Long story short: this film is amazing. The script operates at a level of incompetence that I can barely describe, using so many anachronistic colloquialisms that you’d swear it was parody if there was a single actual gag, and coupled with the nuance-free performances of the Pauls, and even more of Eva La Rue as their love interest or sister, I’m not quite sure which, the whole film has the impression of a bunch of SoCal mallrats playing a sword and sorcery improv game in the local forest preserve. It is, as things go, not a terribly cheap movie, and Deodato’s jagged filmmaking style even adds some flashes of atmosphere, but nothing could keep it from being outrageously silly in the face of those performances. I adored every second of it – relentlessly dumb filmmaking at its most energetic and playful. Terrifically shitty penis-dragon, too.
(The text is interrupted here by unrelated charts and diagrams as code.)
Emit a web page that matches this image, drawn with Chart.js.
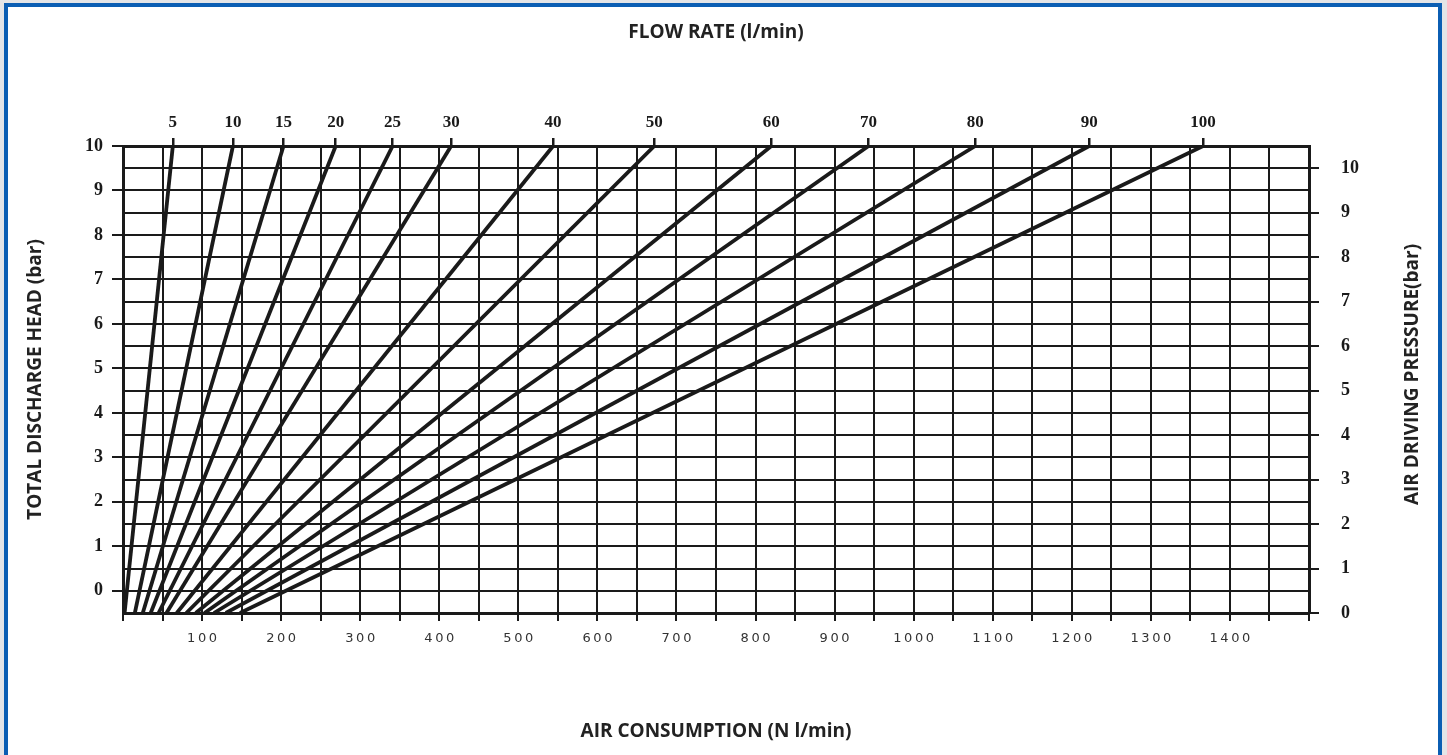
<!DOCTYPE html>
<html>
<head>
<meta charset="utf-8">
<script src="https://cdn.jsdelivr.net/npm/chart.js@4.4.1/dist/chart.umd.min.js"></script>
<style>
  html, body { margin: 0; padding: 0; background: #e4e5e7; overflow: hidden; }
  #frame { position: absolute; left: 4px; top: 3px; width: 1430px; height: 770px; border: 4px solid #0b5eb3; background: #fff; }
  #chart { position: absolute; left: 0; top: 0; }
</style>
</head>
<body>
<div id="frame"></div>
<canvas id="chart" width="1447" height="755"></canvas>
<script>
// flow rate curves (l/min), read as air consumption at lowest / highest head
const flowRates = [5, 10, 15, 20, 25, 30, 40, 50, 60, 70, 80, 90, 100];
const airAtHeadMin = [2, 15, 25, 35, 45, 55, 68, 80, 92, 103, 115, 130, 148];
const airAtHeadMax = [63, 139, 203, 269, 341, 415, 544, 672, 820, 943, 1078, 1222, 1366];
const headMin = -0.5;
const headMax = 10;

const headTicks = [0, 1, 2, 3, 4, 5, 6, 7, 8, 9, 10];
const pressureTicks = [0, 1, 2, 3, 4, 5, 6, 7, 8, 9, 10];
const airTicks = [100, 200, 300, 400, 500, 600, 700, 800, 900, 1000, 1100, 1200, 1300, 1400];

const ink = '#1a1a1a';
const titleFont = { family: 'Open Sans', size: 19, weight: 'bold' };
const serifFont = { family: 'Liberation Serif', size: 18, weight: 'bold' };

const datasets = flowRates.map((f, i) => ({
    label: f + ' l/min',
    data: [
        { x: airAtHeadMin[i], y: headMin },
        { x: airAtHeadMax[i], y: headMax }
    ],
    borderColor: ink,
    borderWidth: 3.8,
    pointRadius: 0,
    xAxisID: 'x',
    yAxisID: 'y'
}));

// right axis title reads bottom-to-top, chart.js would rotate it the other way
const rightTitle = {
    id: 'rightTitle',
    afterDraw(chart) {
        const { ctx, chartArea } = chart;
        ctx.save();
        ctx.translate(chart.width - 34, (chartArea.top + chartArea.bottom) / 2 - 5);
        ctx.rotate(-Math.PI / 2);
        ctx.font = 'bold 19px "Open Sans"';
        ctx.fillStyle = '#222';
        ctx.textAlign = 'center';
        ctx.textBaseline = 'middle';
        ctx.fillText('AIR DRIVING PRESSURE(bar)', 0, 0);
        ctx.restore();
    }
};

const ctx = document.getElementById('chart');
new Chart(ctx, {
    type: 'line',
    data: { datasets: datasets },
    plugins: [rightTitle],
    options: {
        responsive: false,
        animation: false,
        parsing: false,
        plugins: {
            legend: { display: false },
            tooltip: { enabled: false }
        },
        scales: {
            x: {
                type: 'linear',
                position: 'bottom',
                min: 0,
                max: 1500,
                ticks: {
                    stepSize: 50,
                    autoSkip: false,
                    maxRotation: 0,
                    padding: 10,
                    color: '#333',
                    font: { family: 'DejaVu Sans', size: 13 },
                    callback: (v) => airTicks.includes(v) ? String(v).split('').join('\u2009') : ''
                },
                grid: { color: ink, lineWidth: 2, tickLength: 8 },
                border: { color: ink, width: 3 },
                title: {
                    display: true,
                    text: 'AIR CONSUMPTION (N l/min)',
                    color: '#222',
                    font: titleFont,
                    padding: { top: 0, bottom: 12 }
                },
                afterFit: (s) => { s.height = 142; }
            },
            x2: {
                type: 'linear',
                position: 'top',
                min: 0,
                max: 1500,
                afterBuildTicks: (s) => { s.ticks = airAtHeadMax.map(v => ({ value: v })); },
                ticks: {
                    autoSkip: false,
                    maxRotation: 0,
                    padding: 5,
                    color: ink,
                    font: { family: 'Liberation Serif', size: 17, weight: 'bold' },
                    callback: (v, i) => flowRates[i]
                },
                grid: { drawOnChartArea: false, color: ink, lineWidth: 2.5, tickLength: 8 },
                border: { color: ink, width: 3 },
                title: {
                    display: true,
                    text: 'FLOW RATE (l/min)',
                    color: '#222',
                    font: titleFont,
                    padding: { top: 21, bottom: 0 }
                },
                afterFit: (s) => { s.height = 146; }
            },
            y: {
                type: 'linear',
                position: 'left',
                min: headMin,
                max: headMax,
                ticks: {
                    stepSize: 0.5,
                    autoSkip: false,
                    padding: 9,
                    color: ink,
                    font: serifFont,
                    callback: (v) => headTicks.includes(v) ? v : ''
                },
                grid: {
                    color: ink,
                    lineWidth: 2,
                    tickLength: 11,
                    tickColor: (c) => (c.tick && headTicks.includes(c.tick.value)) ? ink : 'rgba(0,0,0,0)'
                },
                border: { color: ink, width: 3 },
                title: {
                    display: true,
                    text: 'TOTAL DISCHARGE HEAD (bar)',
                    color: '#222',
                    font: titleFont,
                    padding: { top: 24, bottom: 0 }
                },
                afterFit: (s) => { s.width = 123; }
            },
            y2: {
                type: 'linear',
                position: 'right',
                min: 0,
                max: 10.5,
                afterBuildTicks: (s) => { s.ticks = pressureTicks.map(v => ({ value: v })); },
                ticks: {
                    autoSkip: false,
                    padding: 22,
                    color: ink,
                    font: serifFont
                },
                grid: { drawOnChartArea: false, color: ink, lineWidth: 2, tickLength: 10 },
                border: { color: ink, width: 3 },
                afterFit: (s) => { s.width = 138; }
            }
        }
    }
});
</script>
</body>
</html>
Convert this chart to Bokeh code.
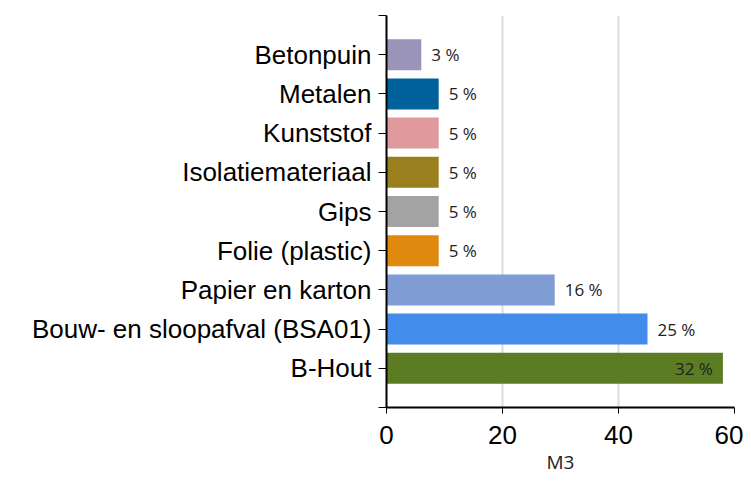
from bokeh.plotting import figure
from bokeh.models import ColumnDataSource, FixedTicker
from bokeh.core.properties import value
from bokeh.embed import file_html
from bokeh.resources import INLINE

# Data (top to bottom as shown)
categories = ["Betonpuin", "Metalen", "Kunststof", "Isolatiemateriaal", "Gips",
              "Folie (plastic)", "Papier en karton", "Bouw- en sloopafval (BSA01)", "B-Hout"]
volumes_m3 = [6, 9, 9, 9, 9, 9, 29, 45, 58]
pct_labels = ["3 %", "5 %", "5 %", "5 %", "5 %", "5 %", "16 %", "25 %", "32 %"]
label_inside = [False, False, False, False, False, False, False, False, True]
colors = ["#9a94b9", "#00629b", "#e0999c", "#9a7f1f", "#a3a3a3",
          "#df890e", "#7f9cd4", "#428cec", "#5c7c24"]
x_ticks = [0, 20, 40, 60]

n = len(categories)
positions = [n - i for i in range(n)]  # top category highest

src = ColumnDataSource(dict(y=positions, v=volumes_m3, c=colors, lab=pct_labels))
out_idx = [i for i in range(n) if not label_inside[i]]
in_idx = [i for i in range(n) if label_inside[i]]
src_out = ColumnDataSource(dict(y=[positions[i] for i in out_idx],
                                v=[volumes_m3[i] for i in out_idx],
                                lab=[pct_labels[i] for i in out_idx]))
src_in = ColumnDataSource(dict(y=[positions[i] for i in in_idx],
                               v=[volumes_m3[i] for i in in_idx],
                               lab=[pct_labels[i] for i in in_idx]))

p = figure(width=743, height=479, x_range=(0, 60), y_range=(0, n + 1),
           output_backend="svg", toolbar_location=None,
           min_border_left=386, min_border_right=9, min_border_top=15, min_border_bottom=72)
p.outline_line_color = None
p.background_fill_color = "white"

p.hbar(y="y", left=0, right="v", height=0.79, fill_color="c", line_color=None, source=src)

p.text(x="v", y="y", text="lab", source=src_out, x_offset=10, text_align="left",
       text_baseline="middle", text_font=value("Open Sans"), text_font_size="17px",
       text_color="#222222")
p.text(x="v", y="y", text="lab", source=src_in, x_offset=-10, text_align="right",
       text_baseline="middle", text_font=value("Open Sans"), text_font_size="17px",
       text_color="#222222")

# Grid
p.ygrid.grid_line_color = None
p.xgrid.ticker = FixedTicker(ticks=x_ticks)
p.xgrid.grid_line_color = "#dcdcdc"
p.xgrid.grid_line_width = 2

# X axis
p.xaxis.ticker = FixedTicker(ticks=x_ticks)
p.xaxis.axis_label = "M3"
p.xaxis.axis_label_text_font = "Open Sans"
p.xaxis.axis_label_text_font_size = "19px"
p.xaxis.axis_label_text_font_style = "normal"
p.xaxis.axis_label_text_color = "#222222"
p.xaxis.axis_label_standoff = 2
p.xaxis.major_label_text_font = "Liberation Sans"
p.xaxis.major_label_text_font_size = "26px"
p.xaxis.major_label_text_color = "black"
p.xaxis.major_label_standoff = 12
p.xaxis.axis_line_color = "black"
p.xaxis.axis_line_width = 2
p.xaxis.major_tick_in = 0
p.xaxis.major_tick_out = 6
p.xaxis.major_tick_line_color = "black"
p.xaxis.minor_tick_line_color = None

# Y axis
p.yaxis.ticker = FixedTicker(ticks=list(range(0, n + 2)))
overrides = {0: "", n + 1: ""}
for pos, cat in zip(positions, categories):
    overrides[pos] = cat
p.yaxis.major_label_overrides = overrides
p.yaxis.major_label_text_font = "Liberation Sans"
p.yaxis.major_label_text_font_size = "26px"
p.yaxis.major_label_text_color = "black"
p.yaxis.major_label_standoff = 7
p.yaxis.axis_line_color = "black"
p.yaxis.axis_line_width = 2
p.yaxis.major_tick_in = 0
p.yaxis.major_tick_out = 8
p.yaxis.major_tick_line_color = "black"
p.yaxis.minor_tick_line_color = None

html = file_html(p, INLINE)
open("out.html", "w").write(html)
If I had a single complaint about the schedule, it’s that I’d have liked this film a bit earlier: early enough that the ready-made audience catchphrases the film generated (if bellowing like a horny donkey is a “catchphrase”) could have been woven in through the rest of the fest. Callback jokes were, in general, not in strong evidence in the audience riffing

4:15 PM
And then it all fell to a Godzilla picture to carry us home, for the first time since 2009, and a welcome return to form indeed. 1991’s Godzilla vs. King Ghidorah is not one of the greatest: the time-travel plot is needlessly convoluted, and it takes much too long for Godzilla or King Ghidorah to show up. But when they do, it’s a marvel; the 1990s Godzilla model has long been my favorite, and Ghidorah himself is maybe even better. And the reveal of Mecha-Ghidorah near the end is nothing shy of one of the of the great moments in giant rubber monster suit history. A bit long and slow-moving for the end of such a long day, but it delivered where it had to, when it had to, and that’s what counts. It was a great ending to an amazing B-Fest, and if 2014 can even come close to this level of accomplishment, it will be a rare treat indeed.